Dataset excerpt >>
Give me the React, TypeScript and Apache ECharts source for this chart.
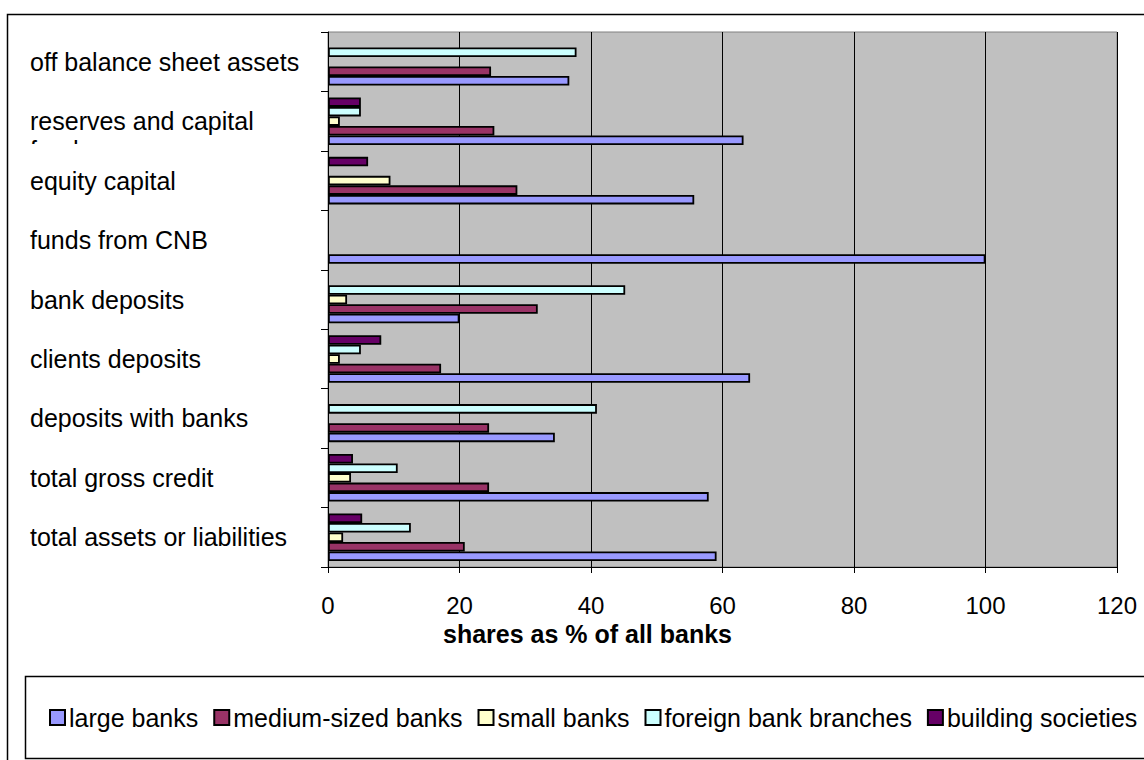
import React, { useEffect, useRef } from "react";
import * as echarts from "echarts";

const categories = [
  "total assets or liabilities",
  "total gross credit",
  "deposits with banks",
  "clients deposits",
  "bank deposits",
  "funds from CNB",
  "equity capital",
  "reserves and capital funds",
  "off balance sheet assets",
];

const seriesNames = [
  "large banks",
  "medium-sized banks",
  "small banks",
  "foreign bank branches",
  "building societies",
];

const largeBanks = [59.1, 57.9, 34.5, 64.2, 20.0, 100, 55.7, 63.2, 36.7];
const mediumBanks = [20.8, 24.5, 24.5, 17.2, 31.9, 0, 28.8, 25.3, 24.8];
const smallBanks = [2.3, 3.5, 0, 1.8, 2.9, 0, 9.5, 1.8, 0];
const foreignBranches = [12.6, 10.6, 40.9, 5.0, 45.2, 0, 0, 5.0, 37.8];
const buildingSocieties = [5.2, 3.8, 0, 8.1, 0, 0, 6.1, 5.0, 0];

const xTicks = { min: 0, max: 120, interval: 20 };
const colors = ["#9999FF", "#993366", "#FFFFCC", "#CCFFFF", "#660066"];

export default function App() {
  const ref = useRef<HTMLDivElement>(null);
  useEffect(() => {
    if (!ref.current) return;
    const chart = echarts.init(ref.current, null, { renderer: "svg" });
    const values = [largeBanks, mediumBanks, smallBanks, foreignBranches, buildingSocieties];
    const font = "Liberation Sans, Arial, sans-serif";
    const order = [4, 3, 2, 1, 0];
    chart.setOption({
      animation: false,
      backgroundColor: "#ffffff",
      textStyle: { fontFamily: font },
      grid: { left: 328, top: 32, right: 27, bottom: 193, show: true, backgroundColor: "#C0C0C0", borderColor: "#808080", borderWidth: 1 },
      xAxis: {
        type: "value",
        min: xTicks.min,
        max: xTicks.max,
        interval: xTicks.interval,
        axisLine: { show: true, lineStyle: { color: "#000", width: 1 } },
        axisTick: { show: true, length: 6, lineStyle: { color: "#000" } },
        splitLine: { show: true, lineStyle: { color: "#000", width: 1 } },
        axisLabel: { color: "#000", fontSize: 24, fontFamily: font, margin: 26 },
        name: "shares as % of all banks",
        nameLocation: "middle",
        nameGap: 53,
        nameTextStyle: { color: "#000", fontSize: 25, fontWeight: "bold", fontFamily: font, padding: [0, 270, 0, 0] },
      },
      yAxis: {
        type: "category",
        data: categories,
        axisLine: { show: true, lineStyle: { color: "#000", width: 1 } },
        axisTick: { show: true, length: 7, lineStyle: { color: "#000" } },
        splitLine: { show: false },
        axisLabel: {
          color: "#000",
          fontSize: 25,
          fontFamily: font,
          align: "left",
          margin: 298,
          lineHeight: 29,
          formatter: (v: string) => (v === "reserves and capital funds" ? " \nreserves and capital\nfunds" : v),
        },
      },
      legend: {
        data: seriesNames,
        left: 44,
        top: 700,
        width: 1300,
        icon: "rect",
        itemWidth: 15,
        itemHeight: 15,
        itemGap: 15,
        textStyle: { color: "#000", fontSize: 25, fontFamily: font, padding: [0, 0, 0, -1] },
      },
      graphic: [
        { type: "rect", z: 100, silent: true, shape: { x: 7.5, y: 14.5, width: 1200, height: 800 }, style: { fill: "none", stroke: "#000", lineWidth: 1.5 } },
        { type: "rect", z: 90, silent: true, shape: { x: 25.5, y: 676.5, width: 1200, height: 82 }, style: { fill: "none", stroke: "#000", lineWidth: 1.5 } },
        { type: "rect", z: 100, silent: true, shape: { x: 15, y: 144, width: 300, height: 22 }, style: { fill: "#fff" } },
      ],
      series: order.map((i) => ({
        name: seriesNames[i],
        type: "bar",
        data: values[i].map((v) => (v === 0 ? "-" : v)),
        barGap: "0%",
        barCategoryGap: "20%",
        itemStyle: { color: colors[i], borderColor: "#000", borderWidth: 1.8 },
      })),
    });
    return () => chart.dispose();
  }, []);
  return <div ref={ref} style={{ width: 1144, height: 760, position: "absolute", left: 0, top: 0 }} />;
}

Task to complete >>
Repeat, word for word and with no pictures, only the lines running from the beginning of the data to the line that contains "6.1, 5.0, 0];".

Result of the exercise >>
Give me the React, TypeScript and Apache ECharts source for this chart.
import React, { useEffect, useRef } from "react";
import * as echarts from "echarts";

const categories = [
  "total assets or liabilities",
  "total gross credit",
  "deposits with banks",
  "clients deposits",
  "bank deposits",
  "funds from CNB",
  "equity capital",
  "reserves and capital funds",
  "off balance sheet assets",
];

const seriesNames = [
  "large banks",
  "medium-sized banks",
  "small banks",
  "foreign bank branches",
  "building societies",
];

const largeBanks = [59.1, 57.9, 34.5, 64.2, 20.0, 100, 55.7, 63.2, 36.7];
const mediumBanks = [20.8, 24.5, 24.5, 17.2, 31.9, 0, 28.8, 25.3, 24.8];
const smallBanks = [2.3, 3.5, 0, 1.8, 2.9, 0, 9.5, 1.8, 0];
const foreignBranches = [12.6, 10.6, 40.9, 5.0, 45.2, 0, 0, 5.0, 37.8];
const buildingSocieties = [5.2, 3.8, 0, 8.1, 0, 0, 6.1, 5.0, 0];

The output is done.